MLB Trade Rumors: Could Cleveland Indians Deal for David DeJesus?
Well, we’re 86 games into the 2011 season, and the Cleveland Indians are still in first place. With just three weeks left before the July 31 non-waiver trade deadline, they’re likely to make an upgrade or two, even if they can’t afford to make a blockbuster deal.
With Shin-Soo Choo out until the end of August—if not longer—a natural place for the Indians to upgrade is right field. And GM Chris Antonetti told Anthony Castrovince that he’s looking for a bat:
“We’re open in any way we can to improve the team, whatever that might be,” Antonetti said. “Especially with Choo suffering the injury that he suffered, we’ll probably focus most of our efforts on improving our offense and getting a little more consistency there.”
Cleveland probably won’t spare the prospects to acquire a premium player or the cash to bring in a big name in a salary dump, but that doesn’t mean they won’t look to upgrade at all. One buy-low option who could be had for an affordable price is Oakland Athletics right fielder David DeJesus.
DeJesus, 31, was in the midst of a career year in 2010—he hit .318/.384/.443 (124 wRC+) with 2.6 WAR in 91 games—and was one of the hottest names on the trade market before he tore a tendon in his thumb and missed the last two-and-a-half months of the season.
The Royals traded DeJesus to Oakland this winter, and his comeback hasn’t exactly gone according to plan.

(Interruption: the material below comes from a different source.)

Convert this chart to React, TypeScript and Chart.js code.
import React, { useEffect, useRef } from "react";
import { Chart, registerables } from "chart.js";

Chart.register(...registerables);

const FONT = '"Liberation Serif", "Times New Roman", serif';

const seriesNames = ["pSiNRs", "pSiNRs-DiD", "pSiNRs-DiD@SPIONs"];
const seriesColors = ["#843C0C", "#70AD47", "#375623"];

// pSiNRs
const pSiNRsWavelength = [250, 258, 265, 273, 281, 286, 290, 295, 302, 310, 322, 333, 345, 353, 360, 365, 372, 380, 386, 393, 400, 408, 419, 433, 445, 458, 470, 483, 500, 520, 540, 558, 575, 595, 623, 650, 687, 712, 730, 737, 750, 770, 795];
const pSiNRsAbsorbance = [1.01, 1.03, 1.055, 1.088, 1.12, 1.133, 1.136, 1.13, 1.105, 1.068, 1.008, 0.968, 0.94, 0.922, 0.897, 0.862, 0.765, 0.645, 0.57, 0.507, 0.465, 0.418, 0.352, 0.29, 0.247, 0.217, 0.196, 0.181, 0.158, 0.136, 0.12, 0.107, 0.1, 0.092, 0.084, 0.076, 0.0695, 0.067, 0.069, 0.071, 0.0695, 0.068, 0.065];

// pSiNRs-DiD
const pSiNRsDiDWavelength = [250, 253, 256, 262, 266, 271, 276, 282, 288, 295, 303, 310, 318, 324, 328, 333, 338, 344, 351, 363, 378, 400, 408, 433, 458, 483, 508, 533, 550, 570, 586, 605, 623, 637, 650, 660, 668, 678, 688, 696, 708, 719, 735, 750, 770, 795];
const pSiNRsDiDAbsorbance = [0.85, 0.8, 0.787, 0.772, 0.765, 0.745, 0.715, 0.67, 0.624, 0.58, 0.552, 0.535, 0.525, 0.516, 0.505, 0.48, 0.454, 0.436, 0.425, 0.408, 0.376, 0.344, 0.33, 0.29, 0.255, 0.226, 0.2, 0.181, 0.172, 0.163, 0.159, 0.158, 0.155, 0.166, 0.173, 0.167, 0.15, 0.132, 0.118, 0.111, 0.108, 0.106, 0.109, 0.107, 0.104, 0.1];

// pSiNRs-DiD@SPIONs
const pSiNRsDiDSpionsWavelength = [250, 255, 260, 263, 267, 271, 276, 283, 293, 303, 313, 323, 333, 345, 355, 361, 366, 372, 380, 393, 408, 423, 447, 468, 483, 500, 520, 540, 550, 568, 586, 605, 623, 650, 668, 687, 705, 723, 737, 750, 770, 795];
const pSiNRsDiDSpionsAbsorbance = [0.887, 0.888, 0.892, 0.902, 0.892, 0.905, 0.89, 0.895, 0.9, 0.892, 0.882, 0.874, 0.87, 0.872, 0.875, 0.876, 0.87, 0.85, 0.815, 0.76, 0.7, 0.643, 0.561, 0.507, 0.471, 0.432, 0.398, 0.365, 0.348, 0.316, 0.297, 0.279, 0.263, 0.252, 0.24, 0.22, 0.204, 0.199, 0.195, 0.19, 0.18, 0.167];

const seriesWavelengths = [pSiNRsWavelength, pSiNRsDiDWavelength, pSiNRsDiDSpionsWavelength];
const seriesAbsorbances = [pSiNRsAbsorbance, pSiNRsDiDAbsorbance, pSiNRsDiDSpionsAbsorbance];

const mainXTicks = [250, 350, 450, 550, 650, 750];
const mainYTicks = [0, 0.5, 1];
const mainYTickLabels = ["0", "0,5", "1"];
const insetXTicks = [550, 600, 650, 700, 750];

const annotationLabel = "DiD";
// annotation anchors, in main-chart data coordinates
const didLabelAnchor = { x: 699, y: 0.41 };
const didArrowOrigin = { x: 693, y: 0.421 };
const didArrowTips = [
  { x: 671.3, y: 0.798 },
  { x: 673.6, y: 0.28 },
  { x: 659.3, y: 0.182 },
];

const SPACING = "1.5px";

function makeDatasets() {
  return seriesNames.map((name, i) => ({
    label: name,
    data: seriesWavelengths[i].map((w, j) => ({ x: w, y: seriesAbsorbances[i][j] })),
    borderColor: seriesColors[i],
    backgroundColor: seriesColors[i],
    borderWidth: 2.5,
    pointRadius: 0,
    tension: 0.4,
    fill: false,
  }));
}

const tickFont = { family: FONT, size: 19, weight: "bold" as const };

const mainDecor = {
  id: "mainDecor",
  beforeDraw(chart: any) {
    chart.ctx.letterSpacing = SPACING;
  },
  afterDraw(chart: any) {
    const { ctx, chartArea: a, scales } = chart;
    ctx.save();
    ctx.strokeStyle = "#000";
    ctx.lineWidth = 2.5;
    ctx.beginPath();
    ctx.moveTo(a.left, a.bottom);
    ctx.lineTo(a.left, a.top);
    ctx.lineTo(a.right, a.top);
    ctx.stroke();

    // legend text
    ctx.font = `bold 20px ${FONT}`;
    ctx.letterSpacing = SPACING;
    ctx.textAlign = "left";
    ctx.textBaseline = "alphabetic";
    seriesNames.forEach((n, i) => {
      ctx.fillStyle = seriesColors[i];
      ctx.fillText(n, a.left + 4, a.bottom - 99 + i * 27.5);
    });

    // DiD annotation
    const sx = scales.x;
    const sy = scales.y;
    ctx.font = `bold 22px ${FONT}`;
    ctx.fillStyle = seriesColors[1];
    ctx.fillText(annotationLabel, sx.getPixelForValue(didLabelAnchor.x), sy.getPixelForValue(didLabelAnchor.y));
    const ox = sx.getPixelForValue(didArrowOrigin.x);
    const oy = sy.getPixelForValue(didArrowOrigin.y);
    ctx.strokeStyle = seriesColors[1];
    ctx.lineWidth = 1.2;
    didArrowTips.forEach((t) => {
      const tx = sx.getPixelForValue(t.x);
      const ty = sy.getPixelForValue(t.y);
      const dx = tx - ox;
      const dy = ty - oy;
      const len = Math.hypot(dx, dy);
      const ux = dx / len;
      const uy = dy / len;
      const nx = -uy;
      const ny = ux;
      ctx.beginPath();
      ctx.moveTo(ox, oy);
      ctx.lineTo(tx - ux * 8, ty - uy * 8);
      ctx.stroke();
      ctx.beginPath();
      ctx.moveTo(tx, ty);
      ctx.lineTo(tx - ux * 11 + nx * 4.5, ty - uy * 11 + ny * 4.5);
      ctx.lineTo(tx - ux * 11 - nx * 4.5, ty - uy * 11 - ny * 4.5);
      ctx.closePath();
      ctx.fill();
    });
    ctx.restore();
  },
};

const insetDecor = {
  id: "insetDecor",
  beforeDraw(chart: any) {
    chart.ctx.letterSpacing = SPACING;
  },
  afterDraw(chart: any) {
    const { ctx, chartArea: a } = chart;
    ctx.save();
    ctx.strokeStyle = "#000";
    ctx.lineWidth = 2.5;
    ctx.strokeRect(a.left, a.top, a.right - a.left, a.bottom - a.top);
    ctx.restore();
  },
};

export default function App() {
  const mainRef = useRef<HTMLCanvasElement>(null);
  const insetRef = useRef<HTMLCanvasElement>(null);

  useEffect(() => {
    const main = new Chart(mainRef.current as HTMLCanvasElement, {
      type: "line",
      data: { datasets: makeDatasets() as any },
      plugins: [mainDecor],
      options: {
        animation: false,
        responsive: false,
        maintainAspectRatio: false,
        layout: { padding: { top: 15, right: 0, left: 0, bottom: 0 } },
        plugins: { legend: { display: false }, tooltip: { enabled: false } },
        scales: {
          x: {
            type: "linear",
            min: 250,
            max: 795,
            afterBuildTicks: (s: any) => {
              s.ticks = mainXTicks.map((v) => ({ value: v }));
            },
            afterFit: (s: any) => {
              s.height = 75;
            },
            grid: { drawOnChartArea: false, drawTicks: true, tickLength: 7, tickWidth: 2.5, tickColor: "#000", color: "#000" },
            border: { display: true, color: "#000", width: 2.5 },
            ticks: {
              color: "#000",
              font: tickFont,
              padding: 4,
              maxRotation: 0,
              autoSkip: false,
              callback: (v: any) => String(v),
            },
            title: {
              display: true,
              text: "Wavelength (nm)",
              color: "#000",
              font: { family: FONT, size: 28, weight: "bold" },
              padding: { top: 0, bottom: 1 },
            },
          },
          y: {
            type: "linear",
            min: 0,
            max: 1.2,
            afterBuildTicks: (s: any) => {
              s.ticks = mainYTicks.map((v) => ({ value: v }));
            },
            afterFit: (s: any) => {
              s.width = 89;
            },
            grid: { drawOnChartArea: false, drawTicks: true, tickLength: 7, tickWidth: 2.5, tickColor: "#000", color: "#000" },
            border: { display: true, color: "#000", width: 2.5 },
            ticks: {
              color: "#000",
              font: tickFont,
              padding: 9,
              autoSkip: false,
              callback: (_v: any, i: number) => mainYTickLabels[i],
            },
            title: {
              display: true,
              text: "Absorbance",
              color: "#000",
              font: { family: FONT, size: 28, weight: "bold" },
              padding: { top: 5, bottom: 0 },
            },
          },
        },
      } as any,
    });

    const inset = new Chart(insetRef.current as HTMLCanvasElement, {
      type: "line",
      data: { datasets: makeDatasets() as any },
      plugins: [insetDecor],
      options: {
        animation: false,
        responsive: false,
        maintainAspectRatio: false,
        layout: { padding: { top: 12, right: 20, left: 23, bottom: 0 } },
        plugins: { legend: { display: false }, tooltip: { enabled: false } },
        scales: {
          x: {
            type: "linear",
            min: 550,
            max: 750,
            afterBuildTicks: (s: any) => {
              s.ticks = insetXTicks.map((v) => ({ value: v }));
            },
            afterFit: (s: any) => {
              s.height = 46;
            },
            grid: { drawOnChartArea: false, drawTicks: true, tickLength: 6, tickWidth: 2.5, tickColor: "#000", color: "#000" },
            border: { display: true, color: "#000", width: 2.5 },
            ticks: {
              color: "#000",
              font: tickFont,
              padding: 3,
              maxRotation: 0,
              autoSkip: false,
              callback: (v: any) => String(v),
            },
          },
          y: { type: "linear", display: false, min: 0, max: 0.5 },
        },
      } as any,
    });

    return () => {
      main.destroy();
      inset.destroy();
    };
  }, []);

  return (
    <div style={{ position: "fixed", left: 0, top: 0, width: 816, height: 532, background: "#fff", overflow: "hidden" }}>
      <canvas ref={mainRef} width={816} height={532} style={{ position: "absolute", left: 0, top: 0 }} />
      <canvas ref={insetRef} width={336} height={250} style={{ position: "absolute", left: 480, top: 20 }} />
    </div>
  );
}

He’s hitting a mere .221/.313/.340 (86 wRC+) with 0.2 WAR. Even his defense is down—his UZR/150 has slipped from 4.4 last year to -5.2 in 2011.
Luckily, DeJesus’ peripheral numbers have actually shown some improvement. His walk rate is up from 8.6% to 9.3%, and his Power Factor has increased from .393 to .536.
The problem is bad luck: DeJesus’ BABIP is down to .246, a full 76 points below his pre-season .322 career hit rate. Plug in the .322 figure and his triple-slash leaps up to .284/.375/.435, good for a 130 xOPS+. Even at his .310 year-adjusted BABIP—a reflection of his slightly worse batted-ball profile—he’s still got a 118 xOPS+, making him a well above-average hitter.
Either way, that would be a massive upgrade over Travis Buck (88 OPS+), Shelley Duncan (88 OPS+), and Austin Kearns (72 OPS+), who make up the Tribe’s current right field platoon. And when Choo comes back, he’d make a more-than-capable backup for Grady Sizemore, Michael Brantley, and Travis Hafner.
The Baseball Musings Lineup Analysis tool has Wednesday’s Indians lineup at 4.758 runs per game. Throw DeJesus in there with his career BABIP-adjusted numbers and that goes up to 4.982. That’s an upgrade of roughly 3.6 WAR over 162 games—easily more than a full win if he were to play every game between now and Choo’s return.
Oakland may well realize that luck is part of the problem, but it doesn’t matter. The A’s are all but out of the playoff race—they’re eight games back in the AL West and looking up at even the Seattle Mariners in the division—and with DeJesus’ contract expiring at the end of the season they have no reason not to trade him now.
The Indians could afford DeJesus, both in terms of trading for him and paying him. There are many far flashier right fielders available on the trade market this year—Andre Ethier, Carlos Beltran, Ryan Ludwick, and Kosuke Fukudome, just to name a few—and most contenders aren’t going to spring for a .221 hitter with a recent history of health problems. The A’s won’t give him away for nothing, but they can’t ask for too much since there isn’t much market demand for DeJesus.
He wouldn’t be too expensive in terms of payroll, either. DeJesus is owed less than $3 million for the rest of the season, and that would fall closer to $2 million as the deadline approaches. That ain’t nothing for a small-market team, but if the Dolans are willing to spend in support of a playoff spot, it’s a relatively modest payroll bump that could make a huge difference.
If the Indians want to trade for a new right fielder, it will be hard for them to get more bang for their buck than DeJesus. Or, they could just call up Jerad Head.